As a resilience researcher, she uses her knowledge to help her endure the loss of her daughter. “I definitely had some factors in my favour – a strong, supportive family, a close-knit community, and I’m pretty optimistic by nature. I’d already experienced some adversity, so I was aware of the things that worked for me. But having the training definitely helped – things like being able to tell people what you need, being able to say: ‘Actually, just don’t hug me today.’ And then the next day, being able to say: ‘All change – please give me a hug.’”
She would also ask herself: “Is what I’m doing helping or harming me?” She says: “In my quest to survive Abi’s loss, that really helped. I would use that all the time – if I was sitting late at night looking through her photos, if I was hanging out in her bedroom, I’d think: ‘Seriously, is this going to help you, or is it going to harm you?’ It is such a powerful question.”
It can be helpful to us all, whether facing such a huge life-changing loss or something much less traumatic. “I used it a lot again in March, when the world was shutting down,” says Hone. “Immediately I quit my news notifications because having them crashing into my life and telling me how terrible things were in the world all the time was just not helping me. It’s really important to know you have a choice over the input into your world.”

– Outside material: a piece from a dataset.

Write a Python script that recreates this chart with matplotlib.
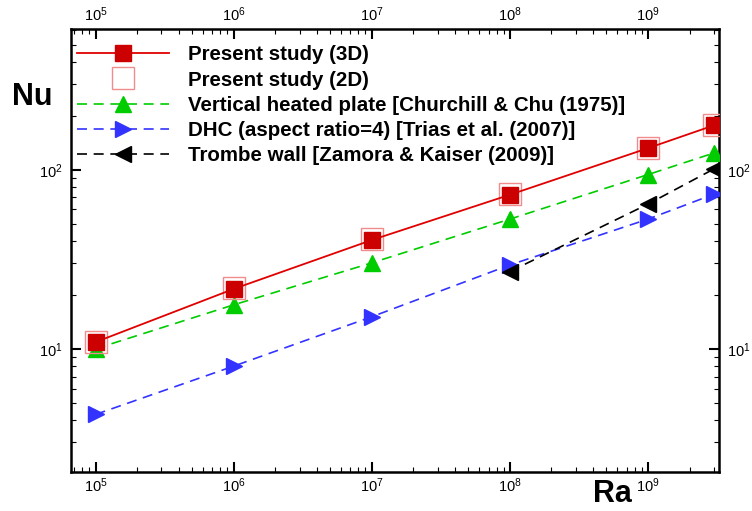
import matplotlib
matplotlib.use("Agg")
import matplotlib.pyplot as plt
from matplotlib.ticker import LogLocator, LogFormatterSciNotation, NullFormatter

# Helvetica-like look (Tecplot style), exponents via mathtext in the same family
plt.rcParams['font.family'] = ['Liberation Sans', 'DejaVu Sans']
plt.rcParams['mathtext.fontset'] = 'custom'
plt.rcParams['mathtext.rm'] = 'Liberation Sans'
plt.rcParams['mathtext.it'] = 'Liberation Sans:italic'
plt.rcParams['mathtext.bf'] = 'Liberation Sans:bold'

## Data
ra = [1e5, 1e6, 1e7, 1e8, 1e9, 3e9]
nu_3d = [10.9, 21.6, 40.5, 72.5, 132.0, 177.0]
nu_2d = [10.9, 21.8, 40.8, 72.8, 132.5, 177.0]
nu_churchill = [10.0, 17.6, 30.2, 53.0, 94.0, 124.0]
nu_trias = [4.3, 8.0, 15.1, 29.4, 53.0, 73.0]
ra_trombe = [1e8, 1e9, 3e9]
nu_trombe = [27.0, 64.3, 101.0]

labels = ["Present study (3D)",
          "Present study (2D)",
          "Vertical heated plate [Churchill & Chu (1975)]",
          "DHC (aspect ratio=4) [Trias et al. (2007)]",
          "Trombe wall [Zamora & Kaiser (2009)]"]

fig = plt.figure(figsize=(7.52, 5.11), dpi=100)
ax = fig.add_axes([0.094, 0.0763, 0.8617, 0.8679])

dash = (6, 4)
ax.plot(ra, nu_3d, '-', color='#e00000', lw=1.3, marker='s', ms=11,
        mfc='#cc0000', mec='#cc0000', label=labels[0], zorder=5)
ax.plot(ra, nu_2d, 'none', marker='s', ms=16.5, mfc='none', mec='#f08c8c',
        mew=1.0, label=labels[1], zorder=4)
ax.plot(ra, nu_churchill, '--', dashes=dash, color='#00cc00', lw=1.2, marker='^',
        ms=11, mfc='#00cc00', mec='#00cc00', label=labels[2], zorder=3)
ax.plot(ra, nu_trias, '--', dashes=dash, color='#3333ff', lw=1.2, marker='>',
        ms=11, mfc='#3333ff', mec='#3333ff', label=labels[3], zorder=3)
ax.plot(ra_trombe, nu_trombe, '--', dashes=dash, color='black', lw=1.2, marker='<',
        ms=11, mfc='black', mec='black', label=labels[4], zorder=3)

ax.set_xscale('log')
ax.set_yscale('log')
ax.set_xlim(6.6e4, 3.25e9)
ax.set_ylim(2.05, 615)

for axis in (ax.xaxis, ax.yaxis):
    axis.set_major_locator(LogLocator(base=10))
    axis.set_major_formatter(LogFormatterSciNotation())
    axis.set_minor_locator(LogLocator(base=10, subs=range(2, 10)))
    axis.set_minor_formatter(NullFormatter())

ax.tick_params(which='both', direction='in', top=True, right=True,
               labeltop=True, labelright=True, labelsize=10.5)
ax.tick_params(which='major', length=7, width=1.5)
ax.tick_params(which='minor', length=3.5, width=0.8)
ax.tick_params(axis='x', which='major', pad=3)
ax.tick_params(axis='y', which='major', pad=6)
for s in ax.spines.values():
    s.set_linewidth(1.8)

fig.text(32 / 752, 1 - 97 / 511, "Nu", fontsize=22, fontweight='bold',
         ha='center', va='center')
fig.text(612 / 752, 1 - 494 / 511, "Ra", fontsize=22, fontweight='bold',
         ha='center', va='center')

ax.legend(loc='upper left', bbox_to_anchor=(0.0097, 0.962), frameon=False,
          borderaxespad=0, borderpad=0, handlelength=4.5, handletextpad=0.9,
          labelspacing=0.3, numpoints=1,
          prop={'family': 'Liberation Sans', 'weight': 'bold', 'size': 14.8})

fig.savefig("out.png", dpi=100)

Of the clients that Roberta Babb, a clinical psychologist, sees, those who struggle to be resilient “have quite a fixed mindset”. Those who are displaying resilience during this pandemic seem more willing and able to adapt and “have a realistic appraisal of the situation and accept what it is without judgment, and also mourn and let go of [the idea of the] future you thought would happen. And a sort of painful realisation that this is the new normal, and when you redefine this, you can let go of a hope that it will be better, and recognise that it’s just different.” She echoes much of Hone’s advice about nurturing support systems, asking for help and having a purpose. Facing your fears can be liberating, she says, because then “you can really focus on what you can control”.
The seeming relentlessness of the pandemic has been wearing. Babb suggests setting small goals. “I think that’s one thing with the pandemic – there’s no sense of achievement or completion.” Working towards and achieving a goal can bring a sense of accomplishment and progress, marking time when everything otherwise seems to stretch out, “and helps people maintain a hopeful outlook because you’ve got to think that good things will happen, and that can also help you feel gratitude”.
These are all things Khan put into place naturally. “My mindset is what I focus on,” she says. “I monitor my self-talk and I stop any negative talk. When it’s really tough and I want to give up, I remember all those who supported me in those dark years. I focus on the lesson to be learned when things go wrong, and look for the positive from a bad situation.” Remarkable though she is, the comforting thought – according to Bonanno’s research – is that most of us have the capacity to get through terrible times too.
• This article was amended on 26 November 2020. An earlier version referred to the Loss, Trauma and Emotion Lab at Columbia University. To clarify: it is at Teachers College, Columbia University. Teachers College is affiliated with Columbia but is an independent, autonomous institution.